When I was younger, I was told I looked a bit like Tom Hanks. With the passing of the years, more recently, I’ve been compared to looking like Timothy West (both great actors). So, as an alternative, Tom, in his prime, as the young me, and Tim as the old me!
Will - Timothy would be tricky as you are very tall, Maybe Cumberbatch as another option. Now we end on the big question, what is your cinema snack of choice?
Jonathan - I hate people who noisily crunch their way through films, or rustle bags of sweets. Can they not last two hours without stuffing their faces?!
That said, I know the income to cinemas from snacks and drinks is almost as important as the income from ticket sales, so I will buy something. It’s usually a latte and a bag of Minstrels - which I eat very carefully and quietly!
This Week’s Quiz
I will be celebrating my birthday tomorrow and any gifts can be sent to me at the cinema. On the subject of birthdays this week’s quiz is about films that feature an iconic birthday scene.
Which titular character is looking to celebrate his Aunt Lucy’s 100th birthday with a pop in book in which 2017 sequel?
Cursed at his child’s birthday in the 1997 film Liar Liar, which actor played the lawyer Fletcher Reed?

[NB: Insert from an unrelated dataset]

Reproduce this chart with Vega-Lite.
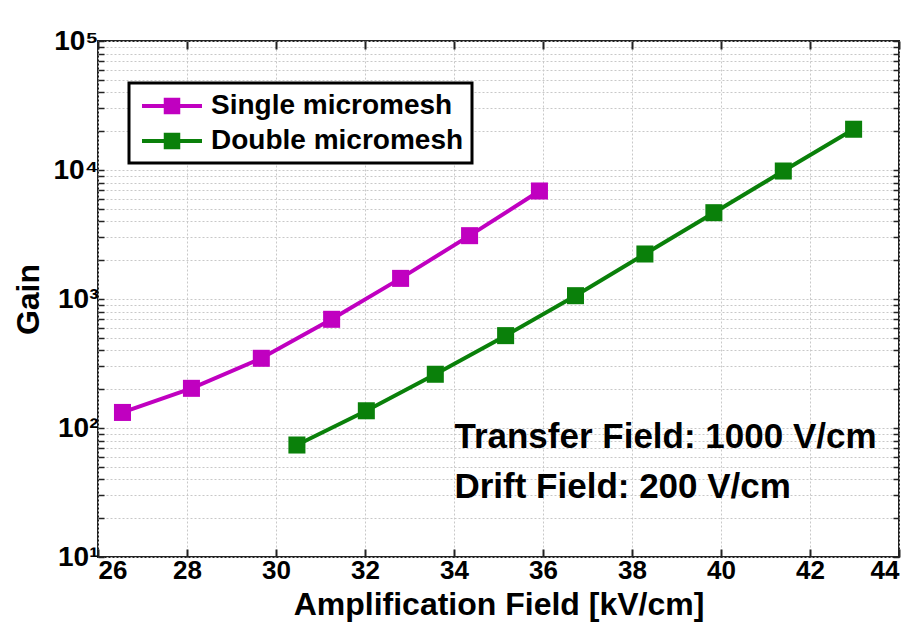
{
  "$schema": "https://vega.github.io/schema/vega-lite/v6.json",
  "width": 801,
  "height": 516,
  "autosize": "none",
  "padding": {"left": 98, "top": 41, "right": 23, "bottom": 84},
  "background": "white",
  "config": {
    "view": {"stroke": "#222", "strokeWidth": 2},
    "font": "Liberation Sans"
  },
  "datasets": {
    "gain": [
      {"series": "Single micromesh", "field": 26.55, "gain": 132},
      {"series": "Single micromesh", "field": 28.1, "gain": 203},
      {"series": "Single micromesh", "field": 29.67, "gain": 347},
      {"series": "Single micromesh", "field": 31.25, "gain": 696},
      {"series": "Single micromesh", "field": 32.8, "gain": 1445},
      {"series": "Single micromesh", "field": 34.35, "gain": 3097},
      {"series": "Single micromesh", "field": 35.92, "gain": 6875},
      {"series": "Double micromesh", "field": 30.47, "gain": 73.8},
      {"series": "Double micromesh", "field": 32.03, "gain": 136},
      {"series": "Double micromesh", "field": 33.58, "gain": 261},
      {"series": "Double micromesh", "field": 35.16, "gain": 520},
      {"series": "Double micromesh", "field": 36.73, "gain": 1061},
      {"series": "Double micromesh", "field": 38.29, "gain": 2233},
      {"series": "Double micromesh", "field": 39.84, "gain": 4667},
      {"series": "Double micromesh", "field": 41.4, "gain": 9820},
      {"series": "Double micromesh", "field": 42.98, "gain": 20700}
    ],
    "notes": [
      {"x": 34.01, "y": 85, "t": "Transfer Field: 1000 V/cm"},
      {"x": 34.01, "y": 35, "t": "Drift Field: 200 V/cm"}
    ]
  },
  "resolve": {"axis": {"x": "independent", "y": "independent"}},
  "layer": [
    {
      "data": {"name": "gain"},
      "mark": {"type": "line", "strokeWidth": 4},
      "encoding": {
        "x": {
          "field": "field", "type": "quantitative",
          "scale": {"domain": [26, 44], "nice": false, "zero": false},
          "axis": {
            "values": [26, 28, 30, 32, 34, 36, 38, 40, 42, 44],
            "title": "Amplification Field [kV/cm]",
            "titleFont": "Liberation Sans", "titleFontSize": 32, "titleFontWeight": "bold", "titleColor": "#000", "titlePadding": 6,
            "labelFont": "Liberation Sans", "labelFontSize": 26, "labelFontWeight": "bold", "labelColor": "#000", "labelPadding": 8,
            "tickSize": -8, "tickColor": "#222", "tickWidth": 2,
            "domain": false,
            "grid": true, "gridColor": "#c8c8c8", "gridDash": [2, 2], "gridWidth": 1
          }
        },
        "y": {
          "field": "gain", "type": "quantitative",
          "scale": {"type": "log", "domain": [10, 100000], "nice": false},
          "axis": {
            "values": [10, 20, 30, 40, 50, 60, 70, 80, 90, 100, 200, 300, 400, 500, 600, 700, 800, 900, 1000, 2000, 3000, 4000, 5000, 6000, 7000, 8000, 9000, 10000, 20000, 30000, 40000, 50000, 60000, 70000, 80000, 90000, 100000],
            "labelExpr": "datum.value == 10 ? '10¹' : datum.value == 100 ? '10²' : datum.value == 1000 ? '10³' : datum.value == 10000 ? '10⁴' : datum.value == 100000 ? '10⁵' : ''",
            "title": "Gain",
            "titleFont": "Liberation Sans", "titleFontSize": 32, "titleFontWeight": "bold", "titleColor": "#000", "titlePadding": 8,
            "labelFont": "Liberation Sans", "labelFontSize": 28, "labelFontWeight": "bold", "labelColor": "#000", "labelPadding": 6,
            "tickSize": -6, "tickColor": "#222", "tickWidth": 1.5,
            "domain": false,
            "grid": true, "gridColor": "#c8c8c8", "gridDash": [2, 2], "gridWidth": 1
          }
        },
        "color": {
          "field": "series", "type": "nominal",
          "scale": {"domain": ["Single micromesh", "Double micromesh"], "range": ["#C000C0", "#0A800A"]},
          "legend": {
            "orient": "none", "legendX": 31, "legendY": 42,
            "title": null,
            "symbolType": "M-2,-0.13H2V0.13H-2Z M-0.55,-0.55H0.55V0.55H-0.55Z",
            "symbolSize": 900, "symbolStrokeWidth": 0, "symbolOpacity": 1, "symbolOffset": 20,
            "labelFont": "Liberation Sans", "labelFontSize": 28, "labelFontWeight": "bold", "labelColor": "#000",
            "labelOffset": 24, "labelLimit": 500, "rowPadding": 6,
            "padding": 8, "strokeColor": "#000", "fillColor": "white",
            "encode": {
              "legend": {"update": {"strokeWidth": {"value": 3}}},
              "symbols": {"update": {"fill": {"scale": "color", "field": "value"}, "strokeWidth": {"value": 0}}}
            }
          }
        }
      }
    },
    {
      "data": {"name": "gain"},
      "mark": {"type": "point", "shape": "square", "filled": true, "size": 290, "opacity": 1},
      "encoding": {
        "x": {"field": "field", "type": "quantitative", "axis": {"orient": "top", "values": [26, 28, 30, 32, 34, 36, 38, 40, 42, 44], "labels": false, "title": null, "grid": false, "domain": false, "tickSize": -8, "tickColor": "#222", "tickWidth": 2}},
        "y": {"field": "gain", "type": "quantitative", "axis": {"orient": "right", "values": [10, 20, 30, 40, 50, 60, 70, 80, 90, 100, 200, 300, 400, 500, 600, 700, 800, 900, 1000, 2000, 3000, 4000, 5000, 6000, 7000, 8000, 9000, 10000, 20000, 30000, 40000, 50000, 60000, 70000, 80000, 90000, 100000], "labels": false, "title": null, "grid": false, "domain": false, "tickSize": -6, "tickColor": "#222", "tickWidth": 1.5}},
        "color": {"field": "series", "type": "nominal"}
      }
    },
    {
      "data": {"name": "notes"},
      "mark": {"type": "text", "align": "left", "baseline": "middle", "font": "Liberation Sans", "fontSize": 35, "fontWeight": "bold", "color": "#000"},
      "encoding": {
        "x": {"field": "x", "type": "quantitative", "axis": null},
        "y": {"field": "y", "type": "quantitative", "axis": null},
        "text": {"field": "t"}
      }
    }
  ]
}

Excessive pancakes for breakfast in 1989 comedy Uncle Buck, but who played the title character?
A difficult trip to attend his daughter’s birthday in Falling Down, but who played the put upon lead character D-Fens?
Which Disney classic animation is there a ‘Happy Unbirthday’ celebration?
A) Alice in Wonderland
B) The Aristocats
C) Lady and the Tramp
Who starred as grown-up Jenna Fink and Matt Flamhaff in the 2004 rom-com 13 Going on 30.

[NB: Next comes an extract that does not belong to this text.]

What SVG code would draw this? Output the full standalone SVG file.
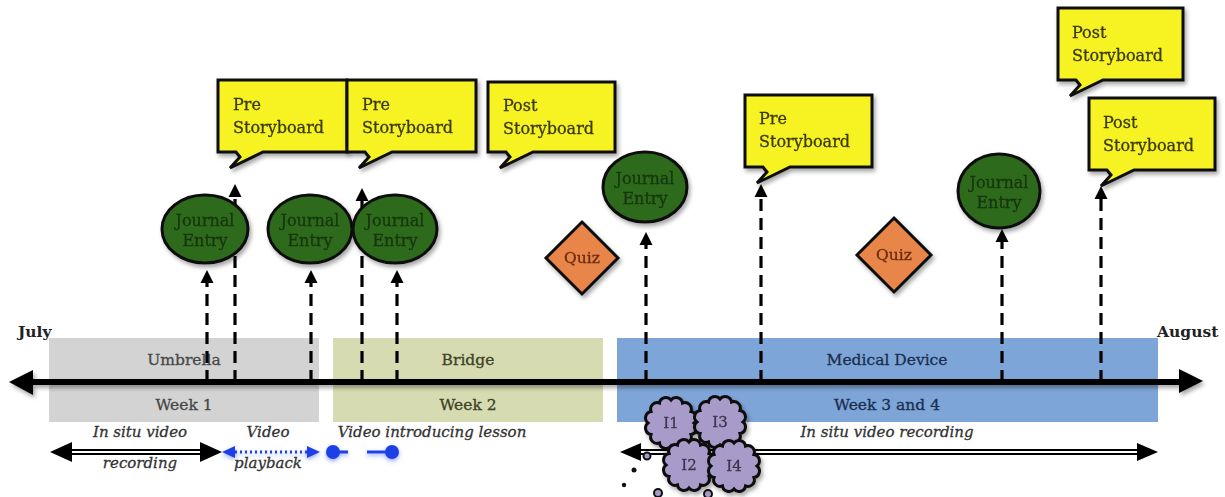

Can you name the writer director and also who played the star Samantha in 1980’s classic Sixteen Candles?
In the thriller The Birds can you name who played Melanie Daniels and Mitch Brenner in the 1963 Hitchcock classic?
In The Lord of the Rings: The Fellowship of the Ring, Bilbo Baggins celebrates his birthday in grand style, but who played Bilbo in this film and also who played the same character in The Hobbit trilogy, a bonus point if you know what age Birthday party Bilbo was celebrating?

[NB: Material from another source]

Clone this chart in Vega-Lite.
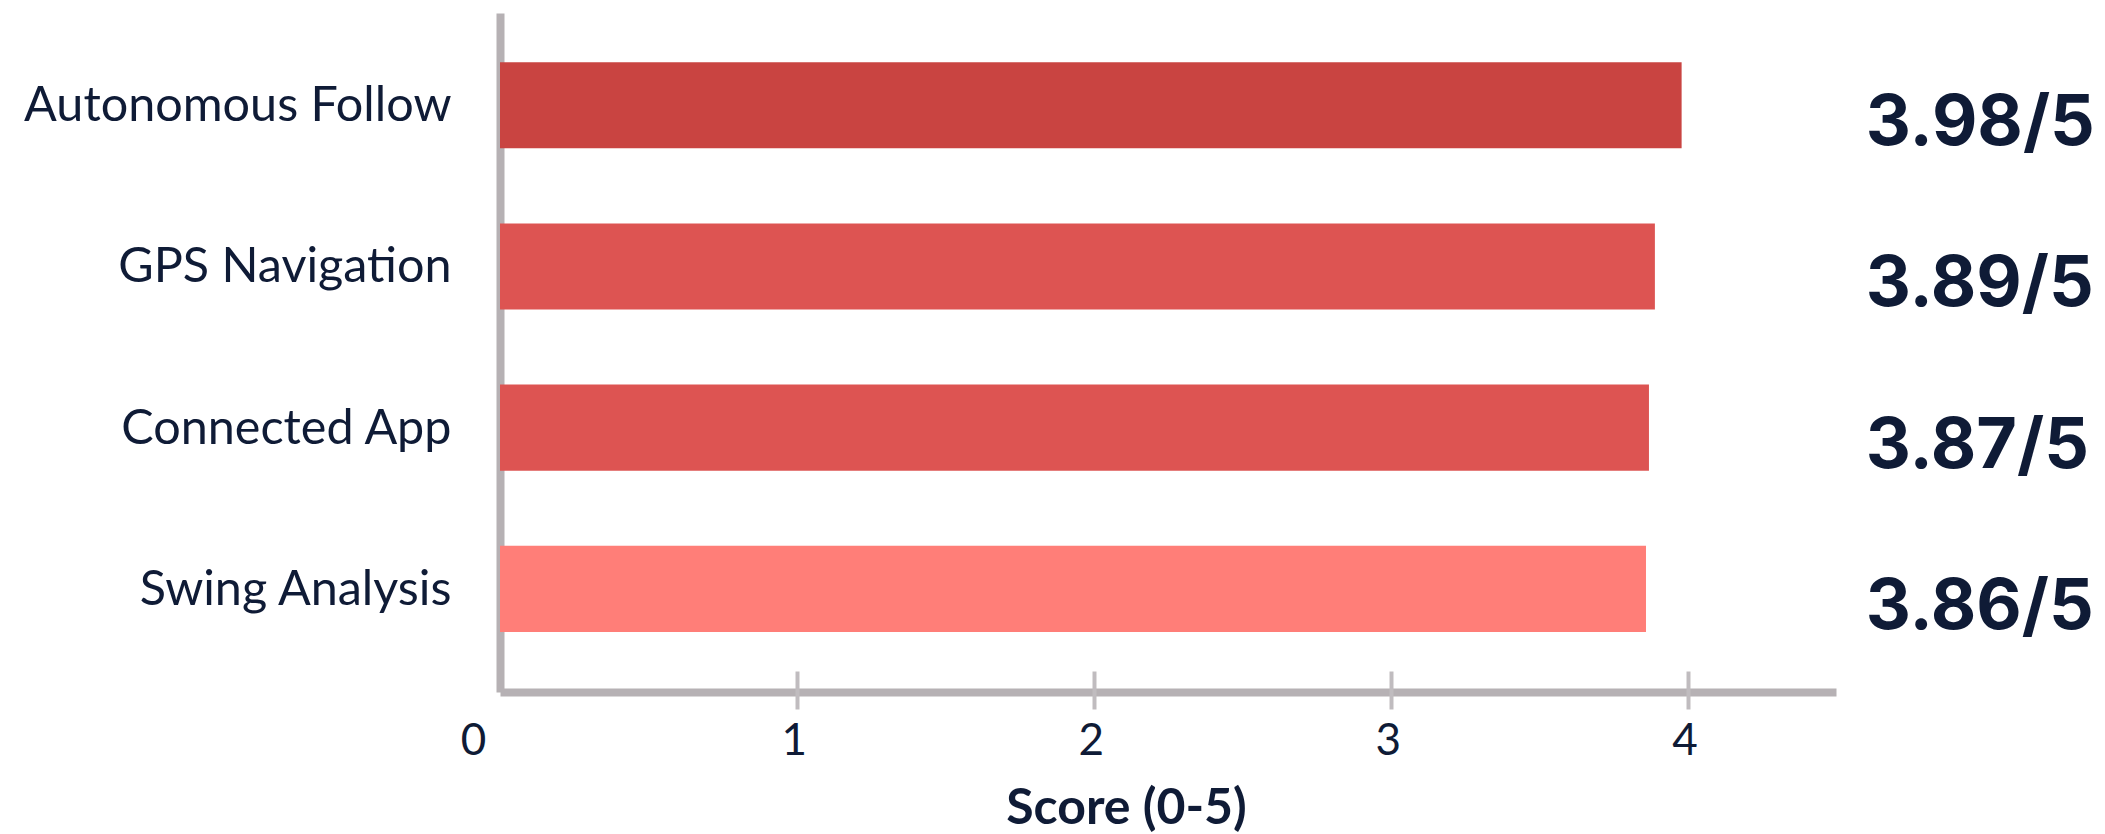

The Godfather part II featured two party celebrations, but who played Michael, Kay, Connie Corleone, younger Vito and Tom Hagan.
1 It is all time great Paddington 2, probably the best feelgood film of all time.
2 Funny man Jim Carrey was the lawyer who could not lie.
3 From the 90s top comedian to one of the biggest stars of the 1980s John Candy was Uncle Buck.
4 Michael Douglas, whose character becomes more unhinged with each difficult moment in his stressful day, a good film.
5 A) - Alice in Wonderland saw the Mad Hatter and the March Hare celebrating Unbirthday’s.
6 Jennifer Garner was Jenna and Mark Ruffalo as Matt in the body switch up comedy.
7 John Hughes, whose credits include 80s hits, The Breakfast Club, Ferris Bueller’s Day Off and the aforementioned Uncle Buck amongst many.
8 Tip Hedren was Melanie and Rod Taylor as Mitch, the birthday party for Cathy was attacked by a flock of the feathered fiends.
9 Ian Holm was Bilbo in Lord of the Rings and Martin Freeman was The Hobbit in the follow up trilogy, Bilbo was celebrating his 111th birthday.
10 Al Pacino was Michael, Diane Keaton as Kay, Talia Shire plays Connie, Robert De Niro’s Oscar winning turn as younger Vito and Robert Duvall played Tom Hagan. The film was coveted with many Academy Awards, Pacino was nominated for Best Actor but missed out.